Eugénie est terrifiée. La nuit qui précède le départ de son fils, un gros orage éclate. Elle y voit un mauvais présage et lutte pour qu'il auprès d’elle, en vain. Le 27 février, il embarque à bord du Danube. A Plymouth, il écrit une lettre à sa mère, puis plus rien jusqu’au Cap. Il passe non loin de l’île de Sainte-Hélène où s’est éteint son grand-oncle et regrette de ne pouvoir y accoster, mais le temps presse. Durant la traversée, il noue des sympathies avec les membres de l’équipage ainsi qu’avec d’autres militaires partis en campagne avec lui. Le 26 mars, il arrive au Cap où il télégraphie un message à Eugénie. Mais le télégraphe passe mal et elle ne reçoit de ses nouvelles que trois semaines après.
Le 3 avril, il repart pour Durban où il achète un cheval gris, Percy, et où il engage deux domestiques, puis le 19 il quitte la ville pour aller en territoire Zoulou, dans la terre ennemie de Ceteswayo. Le gouvernement Anglais ne veut pas prendre de risque en mettant la vie du Prince en danger. Ainsi, il reste dans le camp où on le charge de dessiner un fort militaire afin de servir de repli aux troupes en cas de danger, mais il reste sans grande mission à accomplir. Il se lasse vite de l’inactivité et demande au moins un poste, aussi peu gradé soit-il. Ainsi, il réclame une nouvelle mission qui ne tardera pas à lui être confiée.

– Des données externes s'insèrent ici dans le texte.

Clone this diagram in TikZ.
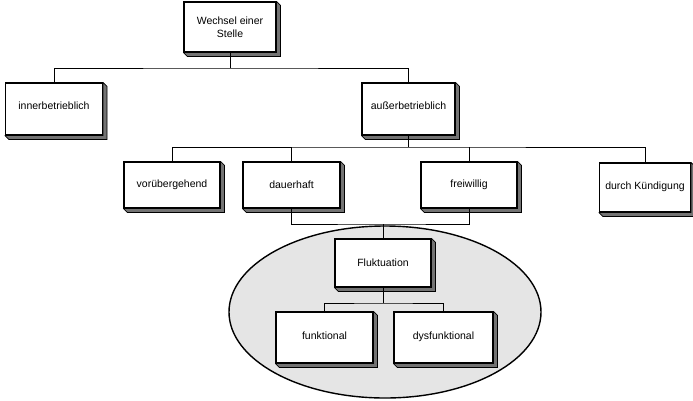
\documentclass[tikz,border=0pt]{standalone}
\usepackage{fontspec}
\setmainfont{Liberation Sans}
\begin{document}
\begin{tikzpicture}[x=1pt,y=-1pt,
  box/.style={draw=black, line width=1.1pt, fill=white, rectangle, inner sep=1pt,
    align=center, font=\fontsize{10.5}{13}\selectfont},
  shadowface/.style={fill=black!55, draw=black, line width=0.8pt, line join=round},
  conn/.style={draw=black, line width=0.9pt},
  blob/.style={draw=black, line width=1.4pt, fill=black!10}]
\useasboundingbox (0,0) rectangle (693,400);
% ellipse
\path[blob] (385,312) ellipse [x radius=156, y radius=86];
% boxes
\node[box, minimum width=92pt, minimum height=50pt] (top) at (230,27) {Wechsel einer\\Stelle};
\node[box, minimum width=97pt, minimum height=52pt] (inner) at (54,109) {\raisebox{6pt}{innerbetrieblich}};
\node[box, minimum width=93pt, minimum height=52pt] (ausser) at (408.5,109) {\raisebox{6pt}{außerbetrieblich}};
\node[box, minimum width=96pt, minimum height=46pt] (vor) at (172,185) {vorübergehend};
\node[box, minimum width=97pt, minimum height=46pt] (dauer) at (291.5,185) {dauerhaft};
\node[box, minimum width=96pt, minimum height=46pt] (frei) at (469,185) {freiwillig};
\node[box, minimum width=91pt, minimum height=49pt] (kuend) at (645,187.5) {\raisebox{4pt}{durch Kündigung}};
\node[box, minimum width=96pt, minimum height=48pt] (fluk) at (383,263) {Fluktuation};
\node[box, minimum width=97pt, minimum height=51pt] (funk) at (324.5,337.5) {\raisebox{4pt}{funktional}};
\node[box, minimum width=99pt, minimum height=51pt] (dysf) at (443.5,337.5) {\raisebox{4pt}{dysfunktional}};
% 3D sides
\foreach \n in {top,inner,ausser,vor,dauer,frei,kuend,fluk,funk,dysf}{
  \path[shadowface] (\n.north east) -- ++(4,4) -- ([xshift=4pt,yshift=-4pt]\n.south east)
    -- ([xshift=4pt,yshift=-4pt]\n.south west) -- (\n.south west) -- (\n.south east) -- cycle;
}
% connectors
\coordinate (busA) at (230,68);
\coordinate (busB) at (408.5,147);
\coordinate (busC) at (383,224);
\coordinate (busD) at (383,303);
\draw[conn] (top.south) -- (busA);
\draw[conn] (inner.north) |- (busA) -| (ausser.north);
\draw[conn] (ausser.south) -- (busB);
\draw[conn] (vor.north) |- (busB) -| (kuend.north);
\draw[conn] (dauer.north) -- (dauer.north |- busB);
\draw[conn] (frei.north) -- (frei.north |- busB);
\draw[conn] (dauer.south) |- (busC) -| (frei.south);
\draw[conn] (busC) -- (fluk.north);
\draw[conn] (fluk.south) -- (busD);
\draw[conn] (funk.north) |- (busD) -| (dysf.north);
\end{tikzpicture}
\end{document}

Le 31 mai, il est investi d’une mission : il doit repérer le lieu idéal pour implanter le fort dont il a dessiné les plans. Loulou est accompagné de six officiers, dont le lieutenant Carey, qui a pour seule mission de le protéger. Ils traversent la Blood River et arrivent au pied du mont Itelezi. Le groupe descend de cheval. Louis garde sa monture sellée en cas de danger. Il a absolument tenu à harnacher Percy avec la selle et les sacoches que son père avait à Sedan, en vieux cuir usé qui menace de rompre à tout instant.
Au bout de quelques heures, l’un des officiers donne l’alerte : il a repéré des Zoulous dans les parages. Tous commencent à se préparer à partir quand les guerriers sortent des hautes herbes où ils étaient cachés, et attaquent le groupe de Louis. Carey, qui devait veiller sur le Prince, file aussi vite que le galop de son cheval le lui permet, bientôt suivi par deux autres officiers. Percy suit instinctivement les autres chevaux. Tandis que les deux derniers officiers se font massacrer, le jeune Prince tente de monter en voltige sur son cheval, en se tenant à l’une des sacoches, mais la lanière casse. Malgré plusieurs essais, il finit par chuter, Percy part au galop et un coup de sabot lui casse le poignet. Quand il se relève, Louis n’a qu’un revolver pour se défendre, son sabre étant tombé dans sa chute. Il tire et tente de se défendre en revoyant les sagaies qu’il parvient à attraper, mais une première le touche au bras, une autre le blesse au torse et la troisième, meurtrière, lui renfonce l’œil droit jusqu’au cerveau. Il s’effondre au sol tandis que les Zoulous s’acharnent sur son corps. Au total, 17 sagaies lui ont transpercé le corps, toutes de face. Il n’a pas fui face à la mort, il a affronté l’ennemi en digne soldat. Il n'avait même pas 23 ans.
Le lendemain, son corps est recherché par les militaires du camp où il servait. Totalement dénudé selon la tradition Zoulou, son corps est couvert de traces de sang séché, ses médailles mises autour du cou. Il est enveloppé dans une couverture puis embaumé et rapatrié dans un cercueil de plomb jusqu’en Angleterre. Lorsqu’il arrive enfin à Camden Place, Eugénie se jette sur son cercueil en pleurant. Louis est inhumé dans la petite chapelle Saint Mary, à côté de son père. Camden Place devenant trop petite, Eugénie fait bâtir une crypte à côté de sa nouvelle demeure à Farnborough Hill. Le 9 janvier 1888, le corps de Louis et celui de son père sont transférés à l’abbaye Saint-Michel.
Aujourd’hui, en France, seule la statue de Carpeaux représentant Louis et son chien Néro, située dans le parc de la Malmaison, rappelle l’existence du jeune Prince.